### Provided data
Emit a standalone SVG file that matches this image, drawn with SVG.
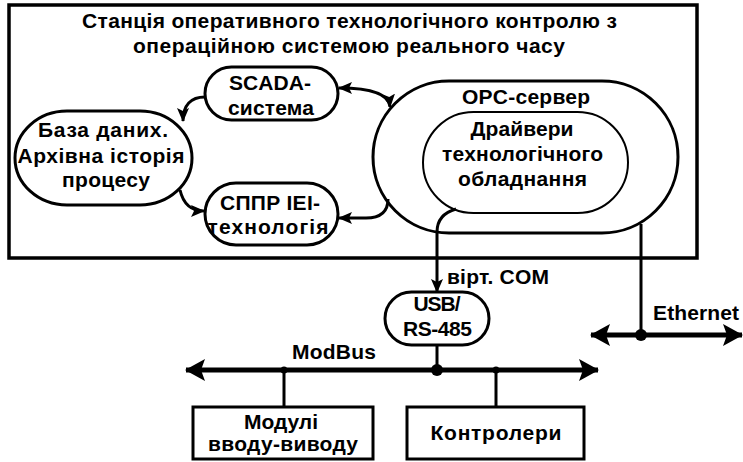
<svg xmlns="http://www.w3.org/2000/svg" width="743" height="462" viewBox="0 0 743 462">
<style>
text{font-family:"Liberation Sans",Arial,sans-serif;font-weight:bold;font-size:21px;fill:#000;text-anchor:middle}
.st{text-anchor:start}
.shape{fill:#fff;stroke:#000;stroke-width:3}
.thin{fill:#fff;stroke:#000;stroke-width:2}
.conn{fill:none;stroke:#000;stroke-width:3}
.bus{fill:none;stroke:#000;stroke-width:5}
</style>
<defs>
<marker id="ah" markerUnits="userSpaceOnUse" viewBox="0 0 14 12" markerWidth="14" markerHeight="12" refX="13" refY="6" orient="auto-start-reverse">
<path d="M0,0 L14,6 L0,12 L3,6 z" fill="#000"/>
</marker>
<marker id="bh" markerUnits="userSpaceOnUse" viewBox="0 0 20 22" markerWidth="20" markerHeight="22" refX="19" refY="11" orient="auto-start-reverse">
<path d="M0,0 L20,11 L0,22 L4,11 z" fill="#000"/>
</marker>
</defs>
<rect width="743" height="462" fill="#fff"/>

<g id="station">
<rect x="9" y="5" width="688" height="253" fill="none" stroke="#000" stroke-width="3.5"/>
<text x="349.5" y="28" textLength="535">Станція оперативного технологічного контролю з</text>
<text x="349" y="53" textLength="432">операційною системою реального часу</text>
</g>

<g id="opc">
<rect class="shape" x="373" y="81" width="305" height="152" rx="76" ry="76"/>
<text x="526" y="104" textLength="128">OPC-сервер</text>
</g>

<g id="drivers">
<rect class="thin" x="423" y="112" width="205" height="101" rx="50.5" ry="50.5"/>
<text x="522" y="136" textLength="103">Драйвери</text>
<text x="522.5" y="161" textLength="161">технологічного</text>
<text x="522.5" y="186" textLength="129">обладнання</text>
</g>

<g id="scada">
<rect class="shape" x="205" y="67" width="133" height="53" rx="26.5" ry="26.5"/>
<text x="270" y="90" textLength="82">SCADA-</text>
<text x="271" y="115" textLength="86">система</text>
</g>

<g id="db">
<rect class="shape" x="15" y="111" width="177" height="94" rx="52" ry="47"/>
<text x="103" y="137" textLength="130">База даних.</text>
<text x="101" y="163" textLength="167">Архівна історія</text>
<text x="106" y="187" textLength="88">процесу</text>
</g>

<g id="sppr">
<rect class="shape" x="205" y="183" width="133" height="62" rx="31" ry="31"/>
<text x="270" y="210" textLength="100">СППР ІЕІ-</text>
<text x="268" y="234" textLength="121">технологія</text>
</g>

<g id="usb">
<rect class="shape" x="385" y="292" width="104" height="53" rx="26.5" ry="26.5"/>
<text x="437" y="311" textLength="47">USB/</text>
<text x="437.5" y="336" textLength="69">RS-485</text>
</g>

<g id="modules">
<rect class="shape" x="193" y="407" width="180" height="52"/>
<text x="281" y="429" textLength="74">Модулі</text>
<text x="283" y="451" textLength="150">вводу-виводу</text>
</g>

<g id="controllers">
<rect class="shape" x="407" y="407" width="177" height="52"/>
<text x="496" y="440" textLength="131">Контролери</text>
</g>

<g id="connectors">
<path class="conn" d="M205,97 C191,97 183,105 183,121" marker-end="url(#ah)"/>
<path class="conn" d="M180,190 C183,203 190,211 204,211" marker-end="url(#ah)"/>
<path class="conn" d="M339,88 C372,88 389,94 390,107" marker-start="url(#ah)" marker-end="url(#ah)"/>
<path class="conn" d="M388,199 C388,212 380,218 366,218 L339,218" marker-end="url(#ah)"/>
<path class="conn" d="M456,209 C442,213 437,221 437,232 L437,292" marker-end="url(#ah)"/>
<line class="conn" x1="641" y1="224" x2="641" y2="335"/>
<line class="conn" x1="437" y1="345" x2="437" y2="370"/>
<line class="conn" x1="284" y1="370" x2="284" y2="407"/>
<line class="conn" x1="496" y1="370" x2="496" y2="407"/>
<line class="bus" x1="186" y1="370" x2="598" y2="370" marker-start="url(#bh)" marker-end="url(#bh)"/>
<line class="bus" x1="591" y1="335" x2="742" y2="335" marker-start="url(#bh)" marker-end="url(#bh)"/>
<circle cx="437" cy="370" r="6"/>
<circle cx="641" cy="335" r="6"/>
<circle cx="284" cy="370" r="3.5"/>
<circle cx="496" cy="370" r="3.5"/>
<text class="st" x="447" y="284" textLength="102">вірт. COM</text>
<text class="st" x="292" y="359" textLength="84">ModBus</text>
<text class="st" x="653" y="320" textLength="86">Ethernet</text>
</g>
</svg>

### What is required
From start to finish, output the listing exactly, but omit its pictures.

### Correct output
Emit a standalone SVG file that matches this image, drawn with SVG.
<svg xmlns="http://www.w3.org/2000/svg" width="743" height="462" viewBox="0 0 743 462">
<style>
text{font-family:"Liberation Sans",Arial,sans-serif;font-weight:bold;font-size:21px;fill:#000;text-anchor:middle}
.st{text-anchor:start}
.shape{fill:#fff;stroke:#000;stroke-width:3}
.thin{fill:#fff;stroke:#000;stroke-width:2}
.conn{fill:none;stroke:#000;stroke-width:3}
.bus{fill:none;stroke:#000;stroke-width:5}
</style>
<defs>
<marker id="ah" markerUnits="userSpaceOnUse" viewBox="0 0 14 12" markerWidth="14" markerHeight="12" refX="13" refY="6" orient="auto-start-reverse">
<path d="M0,0 L14,6 L0,12 L3,6 z" fill="#000"/>
</marker>
<marker id="bh" markerUnits="userSpaceOnUse" viewBox="0 0 20 22" markerWidth="20" markerHeight="22" refX="19" refY="11" orient="auto-start-reverse">
<path d="M0,0 L20,11 L0,22 L4,11 z" fill="#000"/>
</marker>
</defs>
<rect width="743" height="462" fill="#fff"/>

<g id="station">
<rect x="9" y="5" width="688" height="253" fill="none" stroke="#000" stroke-width="3.5"/>
<text x="349.5" y="28" textLength="535">Станція оперативного технологічного контролю з</text>
<text x="349" y="53" textLength="432">операційною системою реального часу</text>
</g>

<g id="opc">
<rect class="shape" x="373" y="81" width="305" height="152" rx="76" ry="76"/>
<text x="526" y="104" textLength="128">OPC-сервер</text>
</g>

<g id="drivers">
<rect class="thin" x="423" y="112" width="205" height="101" rx="50.5" ry="50.5"/>
<text x="522" y="136" textLength="103">Драйвери</text>
<text x="522.5" y="161" textLength="161">технологічного</text>
<text x="522.5" y="186" textLength="129">обладнання</text>
</g>

<g id="scada">
<rect class="shape" x="205" y="67" width="133" height="53" rx="26.5" ry="26.5"/>
<text x="270" y="90" textLength="82">SCADA-</text>
<text x="271" y="115" textLength="86">система</text>
</g>

<g id="db">
<rect class="shape" x="15" y="111" width="177" height="94" rx="52" ry="47"/>
<text x="103" y="137" textLength="130">База даних.</text>
<text x="101" y="163" textLength="167">Архівна історія</text>
<text x="106" y="187" textLength="88">процесу</text>
</g>

<g id="sppr">
<rect class="shape" x="205" y="183" width="133" height="62" rx="31" ry="31"/>
<text x="270" y="210" textLength="100">СППР ІЕІ-</text>
<text x="268" y="234" textLength="121">технологія</text>
</g>

<g id="usb">
<rect class="shape" x="385" y="292" width="104" height="53" rx="26.5" ry="26.5"/>
<text x="437" y="311" textLength="47">USB/</text>
<text x="437.5" y="336" textLength="69">RS-485</text>
</g>

<g id="modules">
<rect class="shape" x="193" y="407" width="180" height="52"/>
<text x="281" y="429" textLength="74">Модулі</text>
<text x="283" y="451" textLength="150">вводу-виводу</text>
</g>

<g id="controllers">
<rect class="shape" x="407" y="407" width="177" height="52"/>
<text x="496" y="440" textLength="131">Контролери</text>
</g>

<g id="connectors">
<path class="conn" d="M205,97 C191,97 183,105 183,121" marker-end="url(#ah)"/>
<path class="conn" d="M180,190 C183,203 190,211 204,211" marker-end="url(#ah)"/>
<path class="conn" d="M339,88 C372,88 389,94 390,107" marker-start="url(#ah)" marker-end="url(#ah)"/>
<path class="conn" d="M388,199 C388,212 380,218 366,218 L339,218" marker-end="url(#ah)"/>
<path class="conn" d="M456,209 C442,213 437,221 437,232 L437,292" marker-end="url(#ah)"/>
<line class="conn" x1="641" y1="224" x2="641" y2="335"/>
<line class="conn" x1="437" y1="345" x2="437" y2="370"/>
<line class="conn" x1="284" y1="370" x2="284" y2="407"/>
<line class="conn" x1="496" y1="370" x2="496" y2="407"/>
<line class="bus" x1="186" y1="370" x2="598" y2="370" marker-start="url(#bh)" marker-end="url(#bh)"/>
<line class="bus" x1="591" y1="335" x2="742" y2="335" marker-start="url(#bh)" marker-end="url(#bh)"/>
<circle cx="437" cy="370" r="6"/>
<circle cx="641" cy="335" r="6"/>
<circle cx="284" cy="370" r="3.5"/>
<circle cx="496" cy="370" r="3.5"/>
<text class="st" x="447" y="284" textLength="102">вірт. COM</text>
<text class="st" x="292" y="359" textLength="84">ModBus</text>
<text class="st" x="653" y="320" textLength="86">Ethernet</text>
</g>
</svg>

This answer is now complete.